The example I gave there was ἀνάπειρος versus ἀνάπηρος. And, as I said at the time, you may not care to distinguish these if you're doing lexical semantics but if you're a textual critic or phonologist, you might. And I made the following point which is particularly relevant here:

why should ἀναπείρους be lemmatized ἀνάπηρος?

Now again, it seems innocuous if your goal in lemmatizing is just to link to a canonical dictionary. But if you're doing any kind of morphological modelling, then ἀνα-πείρ-ο- and ἀνά-πηρ-ο- are different stems. Because they are different stems, there are different objects needed to hang the "stem" property off and you want the token "ἀναπείρους" to point to the object with stem = ἀνα-πείρ-ο- not the object with stem = ἀνά-πηρ-ο-.

My SBL 2017 talk briefly listed a few other examples:

ἀναλόω ~ ἀναλίσκω
ἀποκτείνω ~ ἀποκτέννω
ἑλκύω ~ ἕλκω
ἵστημι ~ ἱστάνω

as well as:

ἀλλάσσω ~ ἀλλάττω
ἁρμόττω ~ ἁρμόζω
κλαίω ~ κλάω
αὐξάνω ~ αὔξω
μείγνυμι ~ μίγνυμι
οἶμαι ~ οἴομαι

As I tried to emphasize in my talk, choosing to lump (or split) these isn't wrong per se. But for my specific morphological purposes, and to the extent that there is a difference in any morphological property, whether it be the stem or the distinguisher paradigm or the inflectional class, or whatever, there needs to be a separate object to point to.
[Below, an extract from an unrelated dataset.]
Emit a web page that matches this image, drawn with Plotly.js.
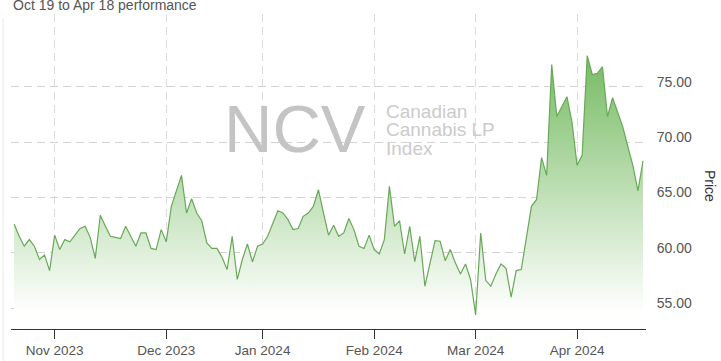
<!DOCTYPE html>
<html>
<head>
<meta charset="utf-8">
<script src="https://cdn.plot.ly/plotly-3.0.1.min.js"></script>
<style>
html,body{margin:0;padding:0;background:#fff;}
#chart{width:721px;height:361px;}
</style>
</head>
<body>
<div id="chart"></div>
<script>
// Trading days (Canadian market calendar), Oct 20 2023 - Apr 18 2024
const octDays = ["2023-10-20","2023-10-23","2023-10-24","2023-10-25","2023-10-26","2023-10-27","2023-10-30","2023-10-31"];
const novDays = ["2023-11-01","2023-11-02","2023-11-03","2023-11-06","2023-11-07","2023-11-08","2023-11-09","2023-11-10","2023-11-13","2023-11-14","2023-11-15","2023-11-16","2023-11-17","2023-11-20","2023-11-21","2023-11-22","2023-11-23","2023-11-24","2023-11-27","2023-11-28","2023-11-29","2023-11-30"];
const decDays = ["2023-12-01","2023-12-04","2023-12-05","2023-12-06","2023-12-07","2023-12-08","2023-12-11","2023-12-12","2023-12-13","2023-12-14","2023-12-15","2023-12-18","2023-12-19","2023-12-20","2023-12-21","2023-12-22","2023-12-27","2023-12-28","2023-12-29"];
const janDays = ["2024-01-02","2024-01-03","2024-01-04","2024-01-05","2024-01-08","2024-01-09","2024-01-10","2024-01-11","2024-01-12","2024-01-15","2024-01-16","2024-01-17","2024-01-18","2024-01-19","2024-01-22","2024-01-23","2024-01-24","2024-01-25","2024-01-26","2024-01-29","2024-01-30","2024-01-31"];
const febDays = ["2024-02-01","2024-02-02","2024-02-05","2024-02-06","2024-02-07","2024-02-08","2024-02-09","2024-02-12","2024-02-13","2024-02-14","2024-02-15","2024-02-16","2024-02-20","2024-02-21","2024-02-22","2024-02-23","2024-02-26","2024-02-27","2024-02-28","2024-02-29"];
const marDays = ["2024-03-01","2024-03-04","2024-03-05","2024-03-06","2024-03-07","2024-03-08","2024-03-11","2024-03-12","2024-03-13","2024-03-14","2024-03-15","2024-03-18","2024-03-19","2024-03-20","2024-03-21","2024-03-22","2024-03-25","2024-03-26","2024-03-27","2024-03-28"];
const aprDays = ["2024-04-01","2024-04-02","2024-04-03","2024-04-04","2024-04-05","2024-04-08","2024-04-09","2024-04-10","2024-04-11","2024-04-12","2024-04-15","2024-04-16","2024-04-17","2024-04-18"];

// Index price per month
const octPrice = [62.6,61.5,60.6,61.2,60.6,59.4,59.8,58.4];
const novPrice = [61.6,60.3,61.2,61.0,61.6,62.2,62.4,61.4,59.5,63.4,62.4,61.5,61.4,61.3,62.4,61.5,60.6,61.8,61.8,60.4,60.3,62.1];
const decPrice = [61.0,64.2,65.6,67.0,63.6,64.9,63.6,62.9,60.9,60.4,60.4,59.6,58.5,61.5,57.6,59.4,60.8,59.2,60.6];
const janPrice = [60.8,61.5,62.6,63.8,63.6,63.0,62.1,62.2,63.3,63.6,64.2,65.7,63.6,61.6,62.5,61.5,61.8,63.1,62.1,60.6,60.4,61.6];
const febPrice = [60.3,59.9,61.2,66.0,62.4,62.9,59.9,62.4,59.2,61.5,57.0,59.1,61.1,61.05,59.3,60.3,59.1,58.1,59.0,57.6];
const marPrice = [54.4,61.8,57.5,57.0,58.1,59.0,58.6,56.0,58.4,58.5,61.3,64.2,64.8,68.6,67.0,77.0,72.3,73.2,74.1,71.8];
const aprPrice = [67.9,68.8,77.8,76.1,76.2,76.8,72.3,74.0,72.6,71.4,69.6,67.9,65.6,68.3];

const tickDates = ["2023-11-01","2023-12-01","2024-01-02","2024-02-01","2024-03-01","2024-04-01"];
const tickLabels = ["Nov 2023","Dec 2023","Jan 2024","Feb 2024","Mar 2024","Apr 2024"];
const yTicks = [55,60,65,70,75];

const dates = [].concat(octDays, novDays, decDays, janDays, febDays, marDays, aprDays);
const price = [].concat(octPrice, novPrice, decPrice, janPrice, febPrice, marPrice, aprPrice);

const L = 11, R = 75, T = 14, B = 32, W = 721, H = 361;
const pw = W - L - R, ph = H - T - B;
const px = v => (v - L) / pw;          // pixel -> paper x
const py = v => (H - B - v) / ph;      // pixel -> paper y

const trace = {
  x: dates,
  y: price,
  type: 'scatter',
  mode: 'lines',
  line: {color: 'rgb(104,168,88)', width: 1.2},
  fill: 'tozeroy',
  fillgradient: {
    type: 'vertical',
    start: 54.6,
    stop: 77.8,
    colorscale: [[0, 'rgba(255,255,255,1)'], [1, 'rgb(118,187,98)']]
  },
  hoverinfo: 'x+y'
};

const layout = {
  width: W, height: H,
  margin: {l: L, r: R, t: T, b: B, pad: 0},
  paper_bgcolor: '#ffffff',
  plot_bgcolor: '#ffffff',
  showlegend: false,
  font: {family: '"Liberation Sans", Arial, sans-serif', color: '#555'},
  xaxis: {
    type: 'category',
    range: [-0.61, dates.length - 1 + 0.59],
    tickvals: tickDates,
    ticktext: tickLabels,
    showgrid: true,
    gridcolor: '#dcdcdc',
    griddash: '8px,5px',
    gridwidth: 1,
    showline: true,
    linecolor: '#333333',
    linewidth: 1,
    ticks: 'outside',
    ticklen: 9,
    tickcolor: '#333333',
    tickfont: {size: 13.5, color: '#555555'},
    zeroline: false,
    automargin: false,
    fixedrange: true
  },
  yaxis: {
    side: 'right',
    range: [53.13, 81.56],
    tickvals: yTicks,
    tickformat: '.2f',
    showgrid: true,
    gridcolor: '#d2d2d2',
    griddash: '8px,5px',
    gridwidth: 1,
    zeroline: false,
    showline: false,
    ticks: 'outside',
    ticklen: 7,
    tickcolor: 'rgba(0,0,0,0)',
    ticklabelshift: -5,
    tickfont: {size: 14, color: '#555555'},
    automargin: false,
    fixedrange: true
  },
  shapes: [{
    type: 'line', xref: 'paper', yref: 'paper',
    x0: px(3), x1: px(3), y0: py(361), y1: py(18),
    line: {color: '#e8e8e8', width: 1}
  }],
  annotations: [
    {text: 'Oct 19 to Apr 18 performance', xref: 'paper', yref: 'paper',
     x: px(11), y: py(5), xanchor: 'left', yanchor: 'middle', showarrow: false,
     font: {size: 14, color: '#555555'}},
    {text: 'Price', xref: 'paper', yref: 'paper', x: px(710), y: py(186),
     xanchor: 'center', yanchor: 'middle', textangle: 90, showarrow: false,
     font: {size: 14, color: '#333333'}},
    {text: 'NCV', xref: 'paper', yref: 'paper', x: px(295), y: py(128),
     xanchor: 'center', yanchor: 'middle', showarrow: false,
     font: {size: 67, color: '#c4c4c4'}},
    {text: 'Canadian', xref: 'paper', yref: 'paper', x: px(384), y: py(111),
     xanchor: 'left', yanchor: 'middle', showarrow: false,
     font: {size: 19, color: '#cbcbcb'}},
    {text: 'Cannabis LP', xref: 'paper', yref: 'paper', x: px(384), y: py(129.5),
     xanchor: 'left', yanchor: 'middle', showarrow: false,
     font: {size: 19, color: '#cbcbcb'}},
    {text: 'Index', xref: 'paper', yref: 'paper', x: px(384), y: py(148),
     xanchor: 'left', yanchor: 'middle', showarrow: false,
     font: {size: 19, color: '#cbcbcb'}}
  ]
};

Plotly.newPlot('chart', [trace], layout, {displayModeBar: false, staticPlot: true});
</script>
</body>
</html>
For this reason I'm adding distinct lemmas for each dialect. So far that has meant changing the lemmas for about 5% of the forms in the Gorman trees (note that's unique forms, not tokens). And so μέλιτταν gets "lemmatized" by me as μέλιττα not as μέλισσα, μέγαθος gets lemmatized as μέγαθος not μέγεθος, μαντηίῳ gets lemmatized as μαντήιον not μαντεῖον, and so on.

That is not to do away with the lumping all together. I can collect variations together into groups and link the group to, say, the LSJ entry. This is then entirely appropriate to use for properties that are shared across dialect / spelling variations.

This is a key point about the lattice approach described in my SBL 2017 point. You have an object to point to where you need to specific AND an object to point to where you can be general.

Furthermore, sometimes inflected forms can be ambiguous as to their "narrow" lemma. A ᾱ~η alternation between dialects in an ending, for example, will be neutralized in endings with a short ᾰ. And so even in the morphologically-focused case, there is sometimes a need for lumping across dialects.

It's not just a matter of dialects and spelling variation: suppletion and heteroclisis also comes into play here and benefit from this approach.

This is all extra work but I think it's necessary for a more precise, corpus-based language description.

I want to finish working through the Gorman nouns before I share some of this data but that should happen in the coming months. And I want to emphasize that, in most cases, I'm not actually changing the lemmatization, I'm just adding to it (although I am finding the occasional error whose correction I will send upstream).

It's still early days and one thing I haven't settled on is good terminology. I'm inclined to go with the lexeme ~ flexeme distinction. But then do I call the key for the latter the "flemma"?